PROBLEM DETAILS. The required output is the block of lines from the line with "Recreate this image as a LaTeX" to the line with "(14.5,20) rectangle (1235,547);", endpoints included and pictures omitted.

(Source code of charts)
<<<<

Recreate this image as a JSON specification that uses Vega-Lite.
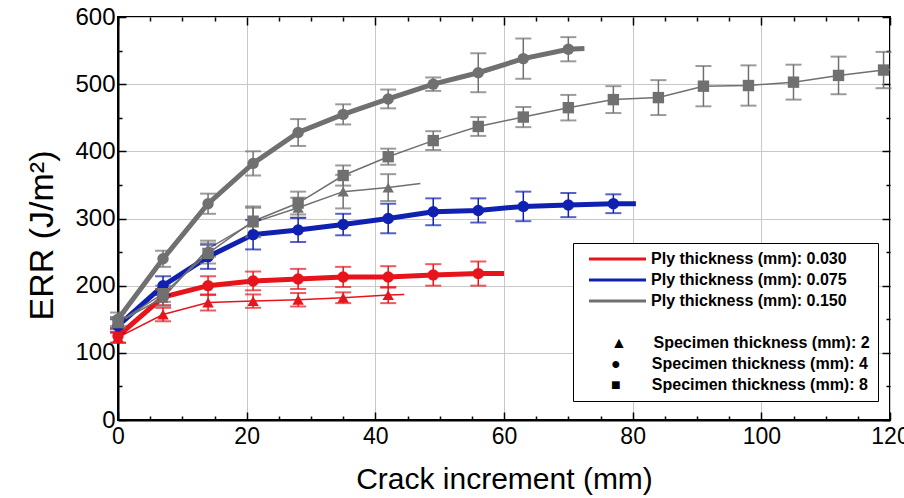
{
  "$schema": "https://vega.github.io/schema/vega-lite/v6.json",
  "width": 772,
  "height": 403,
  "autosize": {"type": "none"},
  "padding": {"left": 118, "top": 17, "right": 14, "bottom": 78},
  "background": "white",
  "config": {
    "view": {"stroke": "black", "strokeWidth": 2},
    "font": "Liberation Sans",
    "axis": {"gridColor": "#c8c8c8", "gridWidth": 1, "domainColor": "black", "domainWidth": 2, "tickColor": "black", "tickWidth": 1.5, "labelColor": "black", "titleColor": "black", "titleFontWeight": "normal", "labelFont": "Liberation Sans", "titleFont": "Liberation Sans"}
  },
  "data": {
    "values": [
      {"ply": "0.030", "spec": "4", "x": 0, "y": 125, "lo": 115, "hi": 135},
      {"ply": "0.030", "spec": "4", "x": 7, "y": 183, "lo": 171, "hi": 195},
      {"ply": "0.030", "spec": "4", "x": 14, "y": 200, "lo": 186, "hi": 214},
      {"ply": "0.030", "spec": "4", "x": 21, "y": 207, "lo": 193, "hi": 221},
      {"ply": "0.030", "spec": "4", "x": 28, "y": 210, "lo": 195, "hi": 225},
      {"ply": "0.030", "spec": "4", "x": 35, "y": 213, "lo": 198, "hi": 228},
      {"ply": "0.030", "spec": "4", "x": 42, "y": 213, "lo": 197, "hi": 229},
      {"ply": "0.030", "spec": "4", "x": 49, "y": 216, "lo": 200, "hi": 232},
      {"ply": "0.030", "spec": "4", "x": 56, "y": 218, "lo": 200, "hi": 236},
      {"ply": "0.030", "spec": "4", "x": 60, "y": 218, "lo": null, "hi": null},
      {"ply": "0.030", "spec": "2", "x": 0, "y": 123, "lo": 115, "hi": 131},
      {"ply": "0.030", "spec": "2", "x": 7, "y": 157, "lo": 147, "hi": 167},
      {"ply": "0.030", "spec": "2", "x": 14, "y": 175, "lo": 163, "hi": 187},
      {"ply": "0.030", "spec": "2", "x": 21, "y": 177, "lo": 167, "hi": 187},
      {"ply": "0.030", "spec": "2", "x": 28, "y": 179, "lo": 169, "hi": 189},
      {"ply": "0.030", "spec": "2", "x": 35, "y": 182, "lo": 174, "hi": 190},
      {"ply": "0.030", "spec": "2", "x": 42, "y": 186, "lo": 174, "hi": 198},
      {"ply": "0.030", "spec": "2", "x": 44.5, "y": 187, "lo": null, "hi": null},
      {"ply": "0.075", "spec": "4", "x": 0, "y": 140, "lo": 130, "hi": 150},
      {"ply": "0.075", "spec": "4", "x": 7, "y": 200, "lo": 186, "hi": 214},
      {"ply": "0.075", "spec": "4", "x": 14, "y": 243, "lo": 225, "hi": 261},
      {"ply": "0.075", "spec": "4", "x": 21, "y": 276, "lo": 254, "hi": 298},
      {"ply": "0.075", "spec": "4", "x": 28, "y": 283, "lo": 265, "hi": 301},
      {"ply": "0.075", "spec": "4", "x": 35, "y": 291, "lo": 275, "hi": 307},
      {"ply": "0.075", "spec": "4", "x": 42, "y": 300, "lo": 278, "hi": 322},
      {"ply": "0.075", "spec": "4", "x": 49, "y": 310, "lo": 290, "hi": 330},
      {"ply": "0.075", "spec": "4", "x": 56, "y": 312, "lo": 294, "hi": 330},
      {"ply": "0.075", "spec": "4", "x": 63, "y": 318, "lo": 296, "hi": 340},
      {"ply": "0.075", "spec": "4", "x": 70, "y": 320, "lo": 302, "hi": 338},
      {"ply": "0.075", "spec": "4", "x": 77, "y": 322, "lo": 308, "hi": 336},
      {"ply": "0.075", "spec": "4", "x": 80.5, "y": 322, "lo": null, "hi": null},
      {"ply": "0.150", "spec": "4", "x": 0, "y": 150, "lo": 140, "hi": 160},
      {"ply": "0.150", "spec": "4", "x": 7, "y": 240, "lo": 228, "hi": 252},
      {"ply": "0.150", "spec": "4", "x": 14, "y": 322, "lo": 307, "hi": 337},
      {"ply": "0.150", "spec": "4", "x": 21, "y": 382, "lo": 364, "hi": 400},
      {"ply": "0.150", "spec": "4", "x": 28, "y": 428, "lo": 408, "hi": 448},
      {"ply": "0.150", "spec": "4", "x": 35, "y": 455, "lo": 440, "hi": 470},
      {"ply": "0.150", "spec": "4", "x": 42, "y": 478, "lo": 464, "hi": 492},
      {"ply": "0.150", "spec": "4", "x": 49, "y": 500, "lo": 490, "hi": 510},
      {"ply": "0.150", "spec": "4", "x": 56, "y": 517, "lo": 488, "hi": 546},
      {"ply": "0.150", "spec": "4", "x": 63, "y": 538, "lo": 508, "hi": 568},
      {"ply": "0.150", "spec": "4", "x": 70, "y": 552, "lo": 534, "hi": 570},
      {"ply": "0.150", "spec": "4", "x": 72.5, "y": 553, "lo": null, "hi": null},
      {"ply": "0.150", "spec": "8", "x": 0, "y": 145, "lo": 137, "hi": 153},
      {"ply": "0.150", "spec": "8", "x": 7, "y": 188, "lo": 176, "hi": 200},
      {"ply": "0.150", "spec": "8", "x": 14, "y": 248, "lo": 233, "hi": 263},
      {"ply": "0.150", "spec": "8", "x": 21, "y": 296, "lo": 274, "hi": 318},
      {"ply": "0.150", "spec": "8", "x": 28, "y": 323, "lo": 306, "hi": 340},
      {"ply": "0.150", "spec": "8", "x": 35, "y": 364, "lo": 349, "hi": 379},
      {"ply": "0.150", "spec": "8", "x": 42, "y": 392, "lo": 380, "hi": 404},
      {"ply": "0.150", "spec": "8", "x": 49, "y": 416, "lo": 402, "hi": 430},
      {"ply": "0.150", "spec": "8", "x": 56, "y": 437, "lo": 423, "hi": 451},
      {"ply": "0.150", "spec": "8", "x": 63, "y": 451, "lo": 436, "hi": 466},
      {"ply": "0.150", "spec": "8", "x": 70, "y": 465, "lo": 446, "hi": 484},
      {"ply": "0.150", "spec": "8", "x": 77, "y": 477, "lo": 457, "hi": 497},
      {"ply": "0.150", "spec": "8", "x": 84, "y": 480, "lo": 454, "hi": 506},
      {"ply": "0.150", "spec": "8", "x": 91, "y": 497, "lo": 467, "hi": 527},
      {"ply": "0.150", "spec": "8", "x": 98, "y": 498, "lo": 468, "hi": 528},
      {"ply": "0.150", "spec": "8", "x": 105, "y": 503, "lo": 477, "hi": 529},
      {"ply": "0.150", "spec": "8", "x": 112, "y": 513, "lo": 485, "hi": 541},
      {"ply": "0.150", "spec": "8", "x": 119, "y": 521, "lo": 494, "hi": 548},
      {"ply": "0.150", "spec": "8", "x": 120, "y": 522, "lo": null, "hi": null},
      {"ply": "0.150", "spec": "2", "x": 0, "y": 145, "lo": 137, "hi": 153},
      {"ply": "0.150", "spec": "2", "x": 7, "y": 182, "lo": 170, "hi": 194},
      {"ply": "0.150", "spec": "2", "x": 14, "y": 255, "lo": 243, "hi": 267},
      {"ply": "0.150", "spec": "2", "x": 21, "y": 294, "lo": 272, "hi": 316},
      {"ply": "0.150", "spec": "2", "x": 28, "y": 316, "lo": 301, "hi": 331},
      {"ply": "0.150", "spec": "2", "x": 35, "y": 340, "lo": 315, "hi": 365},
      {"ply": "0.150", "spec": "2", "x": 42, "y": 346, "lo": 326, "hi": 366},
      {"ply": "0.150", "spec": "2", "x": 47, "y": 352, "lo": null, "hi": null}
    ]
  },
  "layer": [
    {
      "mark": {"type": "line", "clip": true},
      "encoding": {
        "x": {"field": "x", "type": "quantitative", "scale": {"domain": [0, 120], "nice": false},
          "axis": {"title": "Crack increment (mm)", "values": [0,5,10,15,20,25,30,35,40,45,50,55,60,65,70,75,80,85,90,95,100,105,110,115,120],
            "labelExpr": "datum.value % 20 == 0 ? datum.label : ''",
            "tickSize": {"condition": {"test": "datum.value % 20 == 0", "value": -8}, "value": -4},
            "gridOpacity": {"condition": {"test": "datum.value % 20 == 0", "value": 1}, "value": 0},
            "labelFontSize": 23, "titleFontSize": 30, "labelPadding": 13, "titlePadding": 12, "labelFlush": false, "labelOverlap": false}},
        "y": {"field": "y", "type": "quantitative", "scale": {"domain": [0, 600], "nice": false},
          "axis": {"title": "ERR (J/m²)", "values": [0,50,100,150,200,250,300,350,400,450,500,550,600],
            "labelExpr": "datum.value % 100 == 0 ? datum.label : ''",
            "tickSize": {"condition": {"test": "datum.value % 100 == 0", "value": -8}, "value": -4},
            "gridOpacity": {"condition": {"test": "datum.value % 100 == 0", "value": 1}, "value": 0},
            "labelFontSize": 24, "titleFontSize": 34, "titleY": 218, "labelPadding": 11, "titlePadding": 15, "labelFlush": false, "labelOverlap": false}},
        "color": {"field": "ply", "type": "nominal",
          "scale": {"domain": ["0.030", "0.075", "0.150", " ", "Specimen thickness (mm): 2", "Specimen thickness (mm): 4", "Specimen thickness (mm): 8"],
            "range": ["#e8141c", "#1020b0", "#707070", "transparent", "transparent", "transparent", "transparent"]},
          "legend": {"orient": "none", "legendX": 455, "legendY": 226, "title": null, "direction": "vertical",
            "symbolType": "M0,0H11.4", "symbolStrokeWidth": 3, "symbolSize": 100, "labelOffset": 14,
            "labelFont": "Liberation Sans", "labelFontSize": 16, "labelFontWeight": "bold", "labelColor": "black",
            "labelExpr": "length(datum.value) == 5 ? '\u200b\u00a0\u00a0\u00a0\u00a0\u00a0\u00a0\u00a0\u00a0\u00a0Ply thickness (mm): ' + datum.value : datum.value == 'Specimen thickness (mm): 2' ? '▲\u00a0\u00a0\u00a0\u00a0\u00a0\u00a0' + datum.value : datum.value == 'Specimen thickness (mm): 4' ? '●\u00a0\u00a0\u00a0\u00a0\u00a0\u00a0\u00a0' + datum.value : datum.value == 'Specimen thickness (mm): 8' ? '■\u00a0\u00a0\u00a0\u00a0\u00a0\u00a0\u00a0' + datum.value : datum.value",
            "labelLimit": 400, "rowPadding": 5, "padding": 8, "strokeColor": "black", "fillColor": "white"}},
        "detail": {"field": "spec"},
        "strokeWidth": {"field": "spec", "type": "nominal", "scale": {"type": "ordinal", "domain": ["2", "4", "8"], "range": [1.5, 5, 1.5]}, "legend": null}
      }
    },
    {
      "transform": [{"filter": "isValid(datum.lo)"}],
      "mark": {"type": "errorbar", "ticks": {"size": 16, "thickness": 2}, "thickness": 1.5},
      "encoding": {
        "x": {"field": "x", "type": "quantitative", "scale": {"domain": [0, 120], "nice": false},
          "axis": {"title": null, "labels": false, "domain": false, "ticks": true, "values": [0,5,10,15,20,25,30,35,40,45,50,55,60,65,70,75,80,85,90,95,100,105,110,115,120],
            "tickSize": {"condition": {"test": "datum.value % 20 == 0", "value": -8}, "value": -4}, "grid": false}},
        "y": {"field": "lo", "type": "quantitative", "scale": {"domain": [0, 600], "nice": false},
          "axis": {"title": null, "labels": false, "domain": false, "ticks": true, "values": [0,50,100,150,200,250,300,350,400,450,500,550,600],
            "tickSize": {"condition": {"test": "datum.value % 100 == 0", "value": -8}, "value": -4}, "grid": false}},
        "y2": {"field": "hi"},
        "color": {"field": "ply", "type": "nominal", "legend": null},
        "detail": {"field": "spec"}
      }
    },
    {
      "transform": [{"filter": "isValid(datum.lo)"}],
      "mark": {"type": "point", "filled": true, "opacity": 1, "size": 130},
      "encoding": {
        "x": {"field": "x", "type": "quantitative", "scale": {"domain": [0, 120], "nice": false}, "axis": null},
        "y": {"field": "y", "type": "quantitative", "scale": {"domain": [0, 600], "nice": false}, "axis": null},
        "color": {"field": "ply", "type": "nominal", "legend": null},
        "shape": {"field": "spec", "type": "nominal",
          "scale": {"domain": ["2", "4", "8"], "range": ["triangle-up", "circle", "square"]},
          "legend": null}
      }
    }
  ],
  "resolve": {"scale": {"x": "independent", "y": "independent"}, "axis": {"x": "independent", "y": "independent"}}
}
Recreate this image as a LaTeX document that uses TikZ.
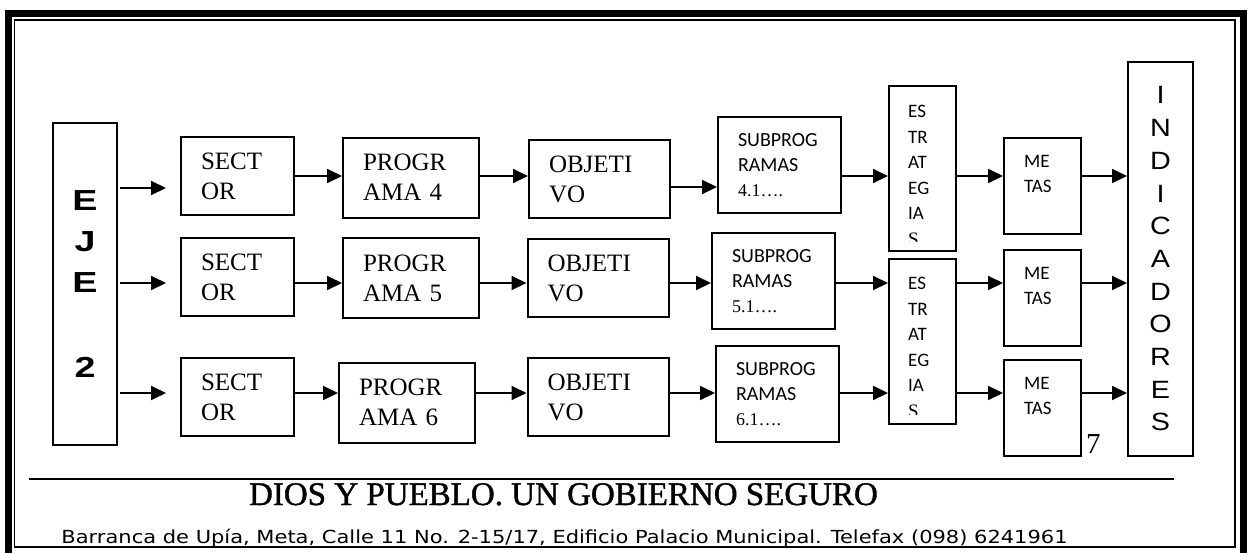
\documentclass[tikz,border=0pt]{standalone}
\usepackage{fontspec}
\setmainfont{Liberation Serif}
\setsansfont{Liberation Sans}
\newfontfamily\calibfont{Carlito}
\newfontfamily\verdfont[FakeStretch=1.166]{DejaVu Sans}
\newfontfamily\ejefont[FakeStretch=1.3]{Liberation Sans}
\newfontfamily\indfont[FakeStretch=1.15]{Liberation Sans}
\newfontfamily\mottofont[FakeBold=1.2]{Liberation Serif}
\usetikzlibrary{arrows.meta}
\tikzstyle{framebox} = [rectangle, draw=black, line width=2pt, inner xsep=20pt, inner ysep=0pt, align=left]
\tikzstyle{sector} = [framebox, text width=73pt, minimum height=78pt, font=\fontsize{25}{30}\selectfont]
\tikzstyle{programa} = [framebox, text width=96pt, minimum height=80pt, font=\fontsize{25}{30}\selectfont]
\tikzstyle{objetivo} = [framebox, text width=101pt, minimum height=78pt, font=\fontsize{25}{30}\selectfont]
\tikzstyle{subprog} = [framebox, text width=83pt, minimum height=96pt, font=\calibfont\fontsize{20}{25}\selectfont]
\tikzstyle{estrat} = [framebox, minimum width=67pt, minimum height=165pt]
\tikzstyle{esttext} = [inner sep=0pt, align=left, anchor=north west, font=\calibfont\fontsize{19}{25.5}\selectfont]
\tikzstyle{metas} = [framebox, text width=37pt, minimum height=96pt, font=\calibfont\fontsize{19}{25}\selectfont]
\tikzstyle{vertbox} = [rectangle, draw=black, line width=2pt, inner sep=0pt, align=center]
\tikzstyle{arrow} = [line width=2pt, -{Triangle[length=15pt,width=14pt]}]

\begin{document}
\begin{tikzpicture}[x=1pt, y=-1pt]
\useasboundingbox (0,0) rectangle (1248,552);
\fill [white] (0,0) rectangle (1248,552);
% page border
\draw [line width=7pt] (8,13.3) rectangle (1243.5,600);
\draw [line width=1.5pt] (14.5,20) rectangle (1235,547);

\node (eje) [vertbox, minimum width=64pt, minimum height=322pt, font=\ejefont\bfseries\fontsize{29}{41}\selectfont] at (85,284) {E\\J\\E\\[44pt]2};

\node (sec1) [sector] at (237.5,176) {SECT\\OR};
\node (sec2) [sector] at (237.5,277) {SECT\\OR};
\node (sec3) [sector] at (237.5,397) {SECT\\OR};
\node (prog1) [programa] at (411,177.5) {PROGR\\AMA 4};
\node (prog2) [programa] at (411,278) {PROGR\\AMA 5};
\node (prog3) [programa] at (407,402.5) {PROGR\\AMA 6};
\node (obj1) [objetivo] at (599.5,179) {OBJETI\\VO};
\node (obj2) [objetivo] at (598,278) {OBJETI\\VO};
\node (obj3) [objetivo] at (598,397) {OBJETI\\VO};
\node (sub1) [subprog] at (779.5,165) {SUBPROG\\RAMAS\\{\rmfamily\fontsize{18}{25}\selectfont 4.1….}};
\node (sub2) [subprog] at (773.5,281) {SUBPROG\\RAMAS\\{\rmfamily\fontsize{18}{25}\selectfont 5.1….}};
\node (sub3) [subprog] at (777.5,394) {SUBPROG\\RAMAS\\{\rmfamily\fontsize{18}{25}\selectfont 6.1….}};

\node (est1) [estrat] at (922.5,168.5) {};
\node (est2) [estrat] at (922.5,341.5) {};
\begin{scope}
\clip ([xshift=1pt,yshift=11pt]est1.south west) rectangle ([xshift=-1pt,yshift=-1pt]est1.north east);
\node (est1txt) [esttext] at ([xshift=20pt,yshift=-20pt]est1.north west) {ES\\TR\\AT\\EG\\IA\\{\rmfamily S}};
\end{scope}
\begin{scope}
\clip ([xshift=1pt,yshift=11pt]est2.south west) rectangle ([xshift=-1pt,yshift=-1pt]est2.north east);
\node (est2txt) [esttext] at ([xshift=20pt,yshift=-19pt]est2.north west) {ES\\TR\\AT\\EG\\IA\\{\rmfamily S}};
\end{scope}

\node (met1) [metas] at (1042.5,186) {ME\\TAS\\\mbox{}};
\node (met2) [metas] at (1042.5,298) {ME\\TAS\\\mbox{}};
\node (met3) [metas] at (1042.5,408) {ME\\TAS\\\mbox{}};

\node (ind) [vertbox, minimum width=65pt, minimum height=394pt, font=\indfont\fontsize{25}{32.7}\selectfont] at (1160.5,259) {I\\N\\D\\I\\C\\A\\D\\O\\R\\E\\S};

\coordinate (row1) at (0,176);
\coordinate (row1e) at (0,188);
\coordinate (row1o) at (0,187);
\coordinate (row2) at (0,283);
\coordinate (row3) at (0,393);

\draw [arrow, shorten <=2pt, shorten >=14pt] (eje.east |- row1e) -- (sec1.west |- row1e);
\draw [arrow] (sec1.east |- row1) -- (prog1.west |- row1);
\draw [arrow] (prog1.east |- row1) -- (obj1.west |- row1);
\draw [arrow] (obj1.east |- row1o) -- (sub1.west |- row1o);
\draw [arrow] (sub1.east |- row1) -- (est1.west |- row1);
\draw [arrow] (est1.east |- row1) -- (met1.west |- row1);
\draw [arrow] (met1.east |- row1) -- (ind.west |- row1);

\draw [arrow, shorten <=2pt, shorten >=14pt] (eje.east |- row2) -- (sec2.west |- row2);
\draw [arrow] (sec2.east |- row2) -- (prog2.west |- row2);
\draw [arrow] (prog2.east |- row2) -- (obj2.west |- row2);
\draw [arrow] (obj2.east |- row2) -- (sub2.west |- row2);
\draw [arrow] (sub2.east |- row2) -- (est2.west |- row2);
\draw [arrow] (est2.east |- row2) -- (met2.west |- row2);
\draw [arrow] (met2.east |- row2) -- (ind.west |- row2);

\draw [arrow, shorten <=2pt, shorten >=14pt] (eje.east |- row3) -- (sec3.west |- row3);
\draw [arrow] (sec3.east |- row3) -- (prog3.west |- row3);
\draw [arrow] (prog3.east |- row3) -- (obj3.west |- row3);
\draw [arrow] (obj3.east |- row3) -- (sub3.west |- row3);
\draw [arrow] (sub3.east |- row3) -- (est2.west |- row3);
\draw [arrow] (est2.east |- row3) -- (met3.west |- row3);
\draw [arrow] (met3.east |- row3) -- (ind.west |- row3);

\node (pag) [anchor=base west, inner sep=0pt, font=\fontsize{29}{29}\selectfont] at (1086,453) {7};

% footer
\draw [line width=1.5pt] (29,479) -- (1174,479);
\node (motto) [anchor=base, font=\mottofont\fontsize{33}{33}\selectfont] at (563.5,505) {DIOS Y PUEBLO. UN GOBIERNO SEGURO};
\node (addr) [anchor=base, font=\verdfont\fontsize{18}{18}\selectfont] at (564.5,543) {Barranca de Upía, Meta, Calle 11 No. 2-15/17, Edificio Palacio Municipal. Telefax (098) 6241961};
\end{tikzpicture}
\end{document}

>>>>

FINAL RESULT.
Recreate this image as a LaTeX document that uses TikZ.
\documentclass[tikz,border=0pt]{standalone}
\usepackage{fontspec}
\setmainfont{Liberation Serif}
\setsansfont{Liberation Sans}
\newfontfamily\calibfont{Carlito}
\newfontfamily\verdfont[FakeStretch=1.166]{DejaVu Sans}
\newfontfamily\ejefont[FakeStretch=1.3]{Liberation Sans}
\newfontfamily\indfont[FakeStretch=1.15]{Liberation Sans}
\newfontfamily\mottofont[FakeBold=1.2]{Liberation Serif}
\usetikzlibrary{arrows.meta}
\tikzstyle{framebox} = [rectangle, draw=black, line width=2pt, inner xsep=20pt, inner ysep=0pt, align=left]
\tikzstyle{sector} = [framebox, text width=73pt, minimum height=78pt, font=\fontsize{25}{30}\selectfont]
\tikzstyle{programa} = [framebox, text width=96pt, minimum height=80pt, font=\fontsize{25}{30}\selectfont]
\tikzstyle{objetivo} = [framebox, text width=101pt, minimum height=78pt, font=\fontsize{25}{30}\selectfont]
\tikzstyle{subprog} = [framebox, text width=83pt, minimum height=96pt, font=\calibfont\fontsize{20}{25}\selectfont]
\tikzstyle{estrat} = [framebox, minimum width=67pt, minimum height=165pt]
\tikzstyle{esttext} = [inner sep=0pt, align=left, anchor=north west, font=\calibfont\fontsize{19}{25.5}\selectfont]
\tikzstyle{metas} = [framebox, text width=37pt, minimum height=96pt, font=\calibfont\fontsize{19}{25}\selectfont]
\tikzstyle{vertbox} = [rectangle, draw=black, line width=2pt, inner sep=0pt, align=center]
\tikzstyle{arrow} = [line width=2pt, -{Triangle[length=15pt,width=14pt]}]

\begin{document}
\begin{tikzpicture}[x=1pt, y=-1pt]
\useasboundingbox (0,0) rectangle (1248,552);
\fill [white] (0,0) rectangle (1248,552);
% page border
\draw [line width=7pt] (8,13.3) rectangle (1243.5,600);
\draw [line width=1.5pt] (14.5,20) rectangle (1235,547);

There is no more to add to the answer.